Google Bear Case 1: Advertiser ROIs Dropping Fast

As described, we are terrified by the lack of diversity of opinion about Google’s business and stock: Everyone expects both to go straight to the moon.  Usually, a lack of diversity means trouble (in this case, no buyers left to buy), so we’ve asked anyone with legitimate concerns about Google’s business growth to share them with us.  We’ve gotten some excellent thoughts, and we look forward to hearing more.

For today, here’s a note from an SEM expert, who argues that Google keyword prices have now gotten so high that advertisers are starting to get better ROIs on other platforms (e.g., Microsoft and Yahoo).  The theory here is that this will eventually lead to Google market share losses, as advertisers shift to competitive platforms or media.  We have some thoughts on this, but first we’ll let the SEM expert speak for himself:

[You talked about how Google benefits from a network effect:] Google has the most users, so Google has the most advertisers.  More advertisers means more revenue which means more R&D spending.  More R&D spending means sustainable competitive advantage.

What’s unique about this “network effect” is that it doesn’t keep growing, but starts to reverse itself. As more advertisers spend on Google, CPCs rise. This lowers ROI for the advertiser, increasing the attractiveness of alternative marketing options (i.e. Yahoo & MSN, Facebook, etc).

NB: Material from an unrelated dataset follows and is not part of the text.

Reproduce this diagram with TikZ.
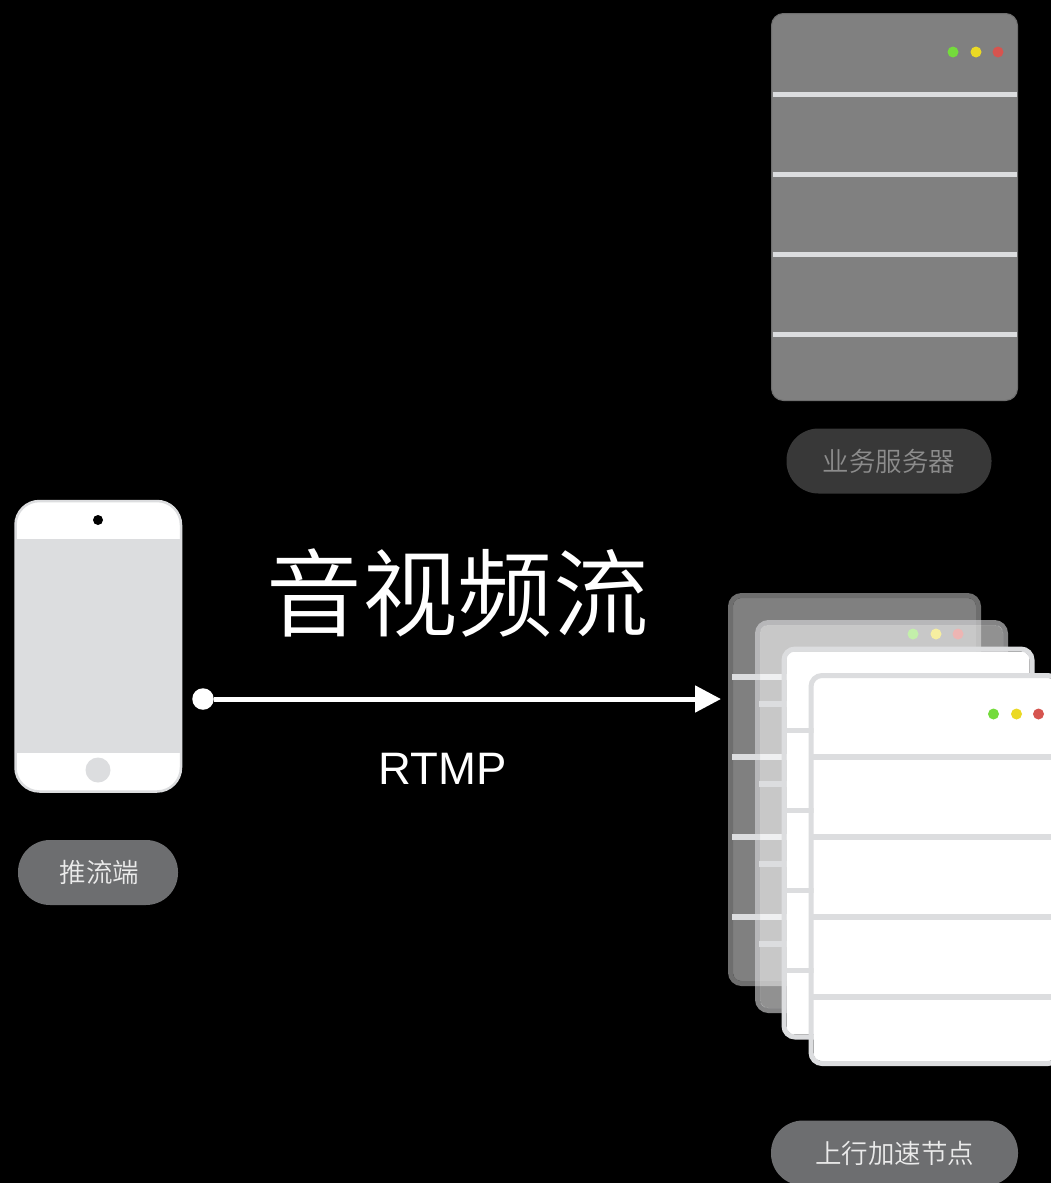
\documentclass[tikz,border=0pt]{standalone}
\usepackage{fontspec}
\setmainfont{Liberation Sans}
\newfontfamily\cjk{Noto Sans CJK SC DemiLight}
\usetikzlibrary{arrows.meta}
\definecolor{edgegray}{HTML}{DCDDDF}
\definecolor{pillgray}{HTML}{6D6E70}
\definecolor{dotgreen}{HTML}{74DB3C}
\definecolor{dotyellow}{HTML}{EBD924}
\definecolor{dotred}{HTML}{D6544F}
\tikzstyle{pill}=[rectangle,rounded corners=32pt,fill=pillgray,text=white!92!black,inner sep=0mm,minimum height=65pt,font=\cjk\fontsize{26.5}{30}\selectfont]
\tikzstyle{lamp}=[circle,inner sep=0mm,minimum size=11pt]
\tikzstyle{rackline}=[edgegray,line width=5.5pt]
\tikzstyle{arrow}=[-{Triangle[length=26pt,width=26pt]},white,line width=5pt]
\newcommand \rack [4] {
  \begin{scope}[shift={(#1,#2)}]
    \fill[#3,rounded corners=8pt] (5,5) rectangle (248,388);
    \draw[#4,line width=5pt,rounded corners=11pt] (2.5,2.5) rectangle (250.5,390.5);
    \foreach \yline in {84,164,244,324}
      \draw[rackline] (4,\yline) -- (249,\yline);
    \node[lamp,fill=dotgreen] at (185,41) {};
    \node[lamp,fill=dotyellow] at (208,41) {};
    \node[lamp,fill=dotred] at (230,41) {};
  \end{scope}
}
\begin{document}
\begin{tikzpicture}[x=1pt,y=-1pt]
      \fill[black] (0,0) rectangle (1051,1183);
      \clip (0,0) rectangle (1051,1183);
      % top server
      \draw[fill=black!50,draw=black!57,line width=1pt,rounded corners=12pt] (771.5,13.5) rectangle (1017.5,400.5);
      \foreach \yline in {94.5,174.5,254.5,334.5}
        \draw[rackline] (772.5,\yline) -- (1016.5,\yline);
      \node[lamp,fill=dotgreen] (srvgreen) at (953,52) {};
      \node[lamp,fill=dotyellow] (srvyellow) at (976,52) {};
      \node[lamp,fill=dotred] (srvred) at (998,52) {};
      \node[pill,fill=black!78,text=black!45,minimum width=205pt] (srvlabel) at (889,461) {业务服务器};
      % stack of nodes
      \rack{728}{593}{black!50}{black!57}
      \rack{755}{620}{white,opacity=.57}{edgegray,opacity=.6}
      \rack{781.5}{646.5}{white}{edgegray}
      \rack{808.5}{673}{white}{edgegray}
      \node[pill,minimum width=247pt] (uplabel) at (894.5,1153) {上行加速节点};
      % phone
      \draw[fill=white,draw=edgegray,line width=2.5pt,rounded corners=24pt] (15.5,501) rectangle (181,791.5);
      \fill[edgegray] (16.5,539) rectangle (180,753);
      \node[circle,fill=black,inner sep=0mm,minimum size=10pt] (camera) at (98,520) {};
      \node[circle,fill=edgegray,inner sep=0mm,minimum size=25pt] (home) at (98,770) {};
      \node[pill,minimum width=160pt,text width=158pt,align=center] (pushlabel) at (98,872.5) {\hspace*{3pt}推流端};
      % stream
      \node[circle,fill=white,inner sep=0mm,minimum size=21.5pt] (src) at (203,699) {};
      \coordinate (dst) at (721,699);
      \draw[arrow] (src) -- (dst);
      \node[text=white,font=\cjk\fontsize{95.5}{100}\selectfont,inner sep=0mm] (title) at (457.5,593) {音视频流};
      \node[text=white,font=\fontsize{45.5}{50}\selectfont,inner sep=0mm] (proto) at (443,769) {RTMP};
    \end{tikzpicture}
\end{document}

I’d suggest speaking to a few (savvy) online marketers about their relative ROI across platforms. I expect what you’ll find is that many, if not all, see lower ROI from their Google campaigns than from similar placements on alternatives. Their tools are easiest to use and the volume is huge, but ultimately ROI is king and many people can already earn more gross profit by advertising elsewhere.

The important question from a shareholder perspective is when those ad dollars actually start shifting en masse, and whether or not that justifies a $700 price. On that, I’m not willing to take a stand.

Analysis: This is a very legitimate concern: At some point keyword prices will reach a point where no further increases can be sustained, and Google will then lose the portion of its revenue growth that is attributable to price increases (a minority at this point: Most of the year over year growth in recent quarters has come from click growth rather than price-per-click growth).

After we got this note yesterday, we reached out to a couple of SEM folks.  One said “not necessarily seeing that.”  Another said Google ROIs are indeed lower than, say, Microsoft’s, but Microsoft delivers so few qualified leads that it’s not a viable option for the bulk of his spending.  We look forward to hearing from more SEM folks in the next couple of days. Over the long term, however, this is indeed something that will eventually constrain Google’s growth rate.

As the writer notes, the trouble with this concern as a near-term “bear thesis” is three-fold:

  • It’s hard to get a wide enough sample to be confident that the problem isn’t isolated to one geography or industry.
  • It’s hard to accurately “time” (We’ve heard similar anecdotes since 2004).
  • Different geographies are at different phases of price maturity.  Specifically, the US is the most mature, and emerging markets are the least.  Google gets half of its growth from international markets, so price gains will likely continue to drive growth long after US prices hit a ceiling.